Our client, age 35 in 1999, applied for Section 8 housing assistance in Santa Monica with his mom and dad. At the time, our client was a licensed attorney, but working as a legal assistant to an attorney, as the job market was extremely tough. It was hard to find a job to pay off student loans. His parents were retired.
The application filled out by our client and his parents failed to disclose significant assets that his parents had that otherwise would have disqualified their application. However, the Housing Authority for the City of Santa Monica reviewed the application on its face and did not perform any type of alternative, independent asset search on the parents or our client.
The application was approved and from August, 1998 to February, 2001, the landlord for the apartment complex where our clients applied received a monthly payment to help our client and his parents pay the rent.
The Santa Monica Housing Authority performed periodic inspections of the rental units receiving rental assistance and when they went to visit our client’s stated residence, he was not living there at all. Nor were his parents. There was another family living there, but they were subletting the apartment from our client and his parents, paying them rent.

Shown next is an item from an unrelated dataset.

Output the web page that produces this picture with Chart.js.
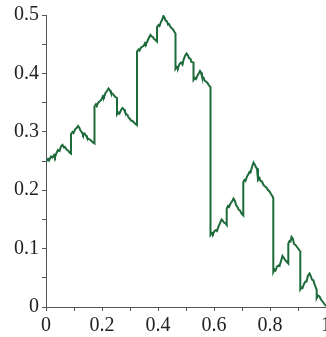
<!DOCTYPE html>
<html>
<head>
<meta charset="utf-8">
<script src="https://cdn.jsdelivr.net/npm/chart.js@4"></script>
<style>
  html, body { margin: 0; padding: 0; background: #fff; overflow: hidden; }
  #box { position: absolute; left: 0; top: 0; width: 346px; height: 337px; }
</style>
</head>
<body>
<div id="box"><canvas id="myChart" width="346" height="337"></canvas></div>
<script>
// 곡선의 꼭짓점 (x, y) - 그림에서 읽은 값
let xs = [
    0, 0.0071, 0.0107, 0.0179, 0.0232, 0.0286, 0.0321, 0.0375, 0.0429, 0.0482, 0.0536, 0.0589, 0.0643, 0.0679, 0.0732, 0.0786, 0.0839, 0.0893,
    0.0893, 0.0946, 0.0982, 0.1036, 0.1089, 0.1143, 0.1196, 0.1232, 0.1286, 0.1321, 0.1375, 0.1429, 0.1464, 0.1518, 0.1571, 0.1625, 0.1679, 0.1732,
    0.1732, 0.1786, 0.1821, 0.1875, 0.1929, 0.1982, 0.2036, 0.2071, 0.2125, 0.2179, 0.2232, 0.2286, 0.2321, 0.2375, 0.2429, 0.2482, 0.2536,
    0.2536, 0.2589, 0.2625, 0.2679, 0.2732, 0.2786, 0.2821, 0.2857, 0.2911, 0.2946, 0.3000, 0.3036, 0.3089, 0.3143, 0.3196, 0.3250,
    0.3250, 0.3304, 0.3339, 0.3393, 0.3446, 0.3500, 0.3536, 0.3571, 0.3625, 0.3679, 0.3732, 0.3768, 0.3821, 0.3857, 0.3911, 0.3964,
    0.3964, 0.4018, 0.4054, 0.4107, 0.4143, 0.4196, 0.4232, 0.4268, 0.4321, 0.4357, 0.4393, 0.4446, 0.4500, 0.4536, 0.4589, 0.4625,
    0.4625, 0.4679, 0.4714, 0.4768, 0.4821, 0.4875, 0.4911, 0.4964, 0.5018, 0.5071, 0.5107, 0.5161, 0.5196, 0.5268,
    0.5268, 0.5321, 0.5357, 0.5411, 0.5464, 0.5500, 0.5536, 0.5571, 0.5625, 0.5661, 0.5714, 0.5768, 0.5821, 0.5875,
    0.5875, 0.5929, 0.5964, 0.6018, 0.6071, 0.6107, 0.6161, 0.6214, 0.6268, 0.6321, 0.6357, 0.6411, 0.6454,
    0.6454, 0.6500, 0.6536, 0.6589, 0.6643, 0.6696, 0.6750, 0.6786, 0.6839, 0.6875, 0.6929, 0.6982, 0.7046,
    0.7046, 0.7089, 0.7125, 0.7179, 0.7232, 0.7268, 0.7304, 0.7357, 0.7411, 0.7464, 0.7500, 0.7536, 0.7571,
    0.7571, 0.7625, 0.7661, 0.7714, 0.7768, 0.7821, 0.7875, 0.7929, 0.7982, 0.8036, 0.8082, 0.8118,
    0.8118, 0.8161, 0.8196, 0.8250, 0.8304, 0.8339, 0.8393, 0.8446, 0.8500, 0.8536, 0.8589, 0.8654,
    0.8654, 0.8696, 0.8732, 0.8768, 0.8821, 0.8857, 0.8911, 0.8964, 0.9018, 0.9082,
    0.9082, 0.9125, 0.9161, 0.9214, 0.9268, 0.9304, 0.9357, 0.9411, 0.9464, 0.9500, 0.9554, 0.9589, 0.9668,
    0.9668, 0.9714, 0.9768, 0.9821, 0.9875, 0.9929, 1.0
];
let ys = [
    0.2491, 0.2534, 0.2509, 0.2577, 0.2560, 0.2603, 0.2568, 0.2637, 0.2688, 0.2671, 0.2748, 0.2774, 0.2731, 0.2740, 0.2697, 0.2680, 0.2646, 0.2628,
    0.2962, 0.2997, 0.2979, 0.3039, 0.3065, 0.3099, 0.3065, 0.3022, 0.2988, 0.2945, 0.2971, 0.2937, 0.2902, 0.2877, 0.2868, 0.2842, 0.2817, 0.2800,
    0.3433, 0.3476, 0.3459, 0.3502, 0.3527, 0.3553, 0.3613, 0.3596, 0.3664, 0.3699, 0.3741, 0.3707, 0.3664, 0.3656, 0.3622, 0.3596, 0.3579,
    0.3296, 0.3330, 0.3313, 0.3373, 0.3408, 0.3382, 0.3339, 0.3305, 0.3288, 0.3245, 0.3219, 0.3193, 0.3185, 0.3159, 0.3134, 0.3116,
    0.4375, 0.4409, 0.4392, 0.4443, 0.4461, 0.4478, 0.4521, 0.4503, 0.4555, 0.4615, 0.4658, 0.4632, 0.4623, 0.4589, 0.4572, 0.4546,
    0.4795, 0.4829, 0.4812, 0.4880, 0.4914, 0.4983, 0.4957, 0.4906, 0.4889, 0.4837, 0.4846, 0.4795, 0.4769, 0.4752, 0.4709, 0.4683,
    0.4075, 0.4110, 0.4092, 0.4161, 0.4187, 0.4152, 0.4229, 0.4298, 0.4341, 0.4307, 0.4264, 0.4247, 0.4195, 0.4187,
    0.3887, 0.3921, 0.3904, 0.3964, 0.4007, 0.4041, 0.4015, 0.3947, 0.3930, 0.3878, 0.3861, 0.3836, 0.3793, 0.3767,
    0.1233, 0.1267, 0.1250, 0.1301, 0.1318, 0.1301, 0.1378, 0.1438, 0.1498, 0.1473, 0.1447, 0.1430, 0.1404,
    0.1687, 0.1729, 0.1712, 0.1772, 0.1807, 0.1858, 0.1815, 0.1747, 0.1712, 0.1670, 0.1652, 0.1601, 0.1567,
    0.2140, 0.2175, 0.2158, 0.2235, 0.2277, 0.2312, 0.2303, 0.2397, 0.2474, 0.2432, 0.2389, 0.2372, 0.2329,
    0.2175, 0.2209, 0.2158, 0.2149, 0.2089, 0.2063, 0.2046, 0.2003, 0.1978, 0.1935, 0.1901, 0.1866,
    0.0599, 0.0642, 0.0625, 0.0693, 0.0711, 0.0702, 0.0788, 0.0873, 0.0839, 0.0805, 0.0779, 0.0745,
    0.1087, 0.1130, 0.1122, 0.1199, 0.1164, 0.1079, 0.1062, 0.1027, 0.0993, 0.0950,
    0.0300, 0.0334, 0.0325, 0.0394, 0.0437, 0.0437, 0.0539, 0.0574, 0.0522, 0.0471, 0.0454, 0.0394, 0.0291,
    0.0154, 0.0197, 0.0180, 0.0128, 0.0094, 0.0060, 0.0017
];

// 눈금 라벨
let xTickLabels = ["0", "0.2", "0.4", "0.6", "0.8", "1"];
let yTickLabels = ["0", "0.1", "0.2", "0.3", "0.4", "0.5"];

let points = [];
for (let i = 0; i < xs.length; i++) {
    points.push({ x: xs[i], y: ys[i] });
}

let axisColor = "#555";
let tickFont = { family: "'Liberation Serif', 'DejaVu Serif', serif", size: 20 };

let config = {
    type: "scatter",
    data: {
        datasets: [
            {
                data: points,
                showLine: true,
                borderColor: "#1d6b3a",
                borderWidth: 2,
                pointRadius: 0,
                tension: 0,
                fill: false
            }
        ]
    },
    options: {
        responsive: false,
        animation: false,
        layout: { padding: { left: 0, right: 20, top: 15, bottom: 0 } },
        plugins: { legend: { display: false }, tooltip: { enabled: false } },
        scales: {
            x: {
                type: "linear",
                min: 0,
                max: 1,
                border: { display: true, color: axisColor, width: 1 },
                grid: { drawOnChartArea: false, drawTicks: true, tickLength: 4, tickColor: axisColor },
                ticks: {
                    stepSize: 0.1,
                    autoSkip: false,
                    maxRotation: 0,
                    padding: 3,
                    color: "#222",
                    font: tickFont,
                    callback: function (value, index) {
                        return index % 2 === 0 ? xTickLabels[index / 2] : "";
                    }
                },
                afterFit: function (axis) { axis.height = 30; }
            },
            y: {
                type: "linear",
                min: 0,
                max: 0.5,
                border: { display: true, color: axisColor, width: 1 },
                grid: { drawOnChartArea: false, drawTicks: true, tickLength: 4, tickColor: axisColor },
                ticks: {
                    stepSize: 0.05,
                    autoSkip: false,
                    padding: 3,
                    color: "#222",
                    font: tickFont,
                    callback: function (value, index) {
                        return index % 2 === 0 ? yTickLabels[index / 2] : "";
                    }
                },
                afterFit: function (axis) { axis.width = 46; }
            }
        }
    }
};

let ctx = document.getElementById("myChart");
new Chart(ctx, config);
</script>
</body>
</html>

The Santa Monica Housing Authority then reported to the Santa Monica Police Department that our clients had committed grand theft and fraud by receiving such housing assistance only to, in turn, rent out the apartment for far more money.
The Santa Monica Police Department prepared its police report and recommended prosecution of our client and his parents. After applying for such rental assistance, our client had opened his own law office and married a woman from Brazil.
When our client learned that his parents were being investigated for grand theft, our client fled to Brazil with his wife and took all the money in his client trust account, which was money from 46 clients.
Meanwhile, his parents were prosecuted and convicted of felony grand theft and convicted. They were each placed on formal probation and ordered to pay restitution. The mom paid $3 toward $13,994 owed. The father paid nothing. When police could not locate our client, a felony bench warrant was issued.
Our client then lived in Brazil for many years before moving back to his homeland, Israel, where he lived until 2019. In 2019, he applied to return to the United States to visit his now very elderly mom in poor health. However, he could not return to the United State with a pending bench warrant and his passport had been seized by the Santa Monica Police when they searched his parents’ true residence in 1999.
The client contacted Greg Hill & Associates and asked what he could do. Greg listened to the client explain what had happened and how he wanted to return to the United States, but could not without the passport and the risk of being taken into custody due to the bench warrant once he landed in the United States.
Greg explained that because the case against him was a felony, a judge would require the client to appear in person to have the bench warrant recalled, with one narrow exception. That exception was if the client signed a proper Penal Code § 977(b) Waiver of Personal Appearance. By the Penal Code, such a waiver must be entered into in court, so it really did not apply to our client because he had not been to court yet. However, Greg explained, he had several judges accept a signed 977(b) waiver that was signed by the client, notarized and with a color copy of the client’s driver’s license or other identification. Greg cautioned that no judge is required to accept such a waiver not entered into in court, but Greg could present such a waiver and hope for the judge to allow such an appearance by him on the client’s behalf to have the warrant recalled.
Greg then prepared such a waiver and e-mailed it to the client, who was no longer in Brazil (his exact location will remain confidential). The client signed it, had it notarized and attached a copy of his Naturalization Certificate.
Greg then went to court and attempted to appear for the client to have the bench warrant recalled. The judge did not allow such a waiver, but he did look at the case closely and appreciated the intent of the client to resolve the case. The judge then asked the prosecutor if she would dismiss the case if our client paid the $13,994 allegedly stolen by our client and his two parents. If the case was dismissed, then the judge would recall the warrant.
Our client agreed and Greg thereafter paid the $13,994 to the Santa Monica Housing Authority after our client wired it to the firm trust account. Greg then paid the full amount by a cashier’s check and took the signed receipt of this payment to the court.
The District Attorney, good to her word, then agreed to dismiss the case and the judge recalled the bench warrant. Greg then retrieved the client’s passport from the Santa Monica Police and Fed-Ex’d it to our client and he happily returned to the United States.
It merits mention that this result was essentially a civil compromise of a felony case, which is normally not allowed under Penal Code §§ 1377 and 1378, which limit a civil compromise to a misdemeanor case. The client was very happy with this result, as he avoided a conviction.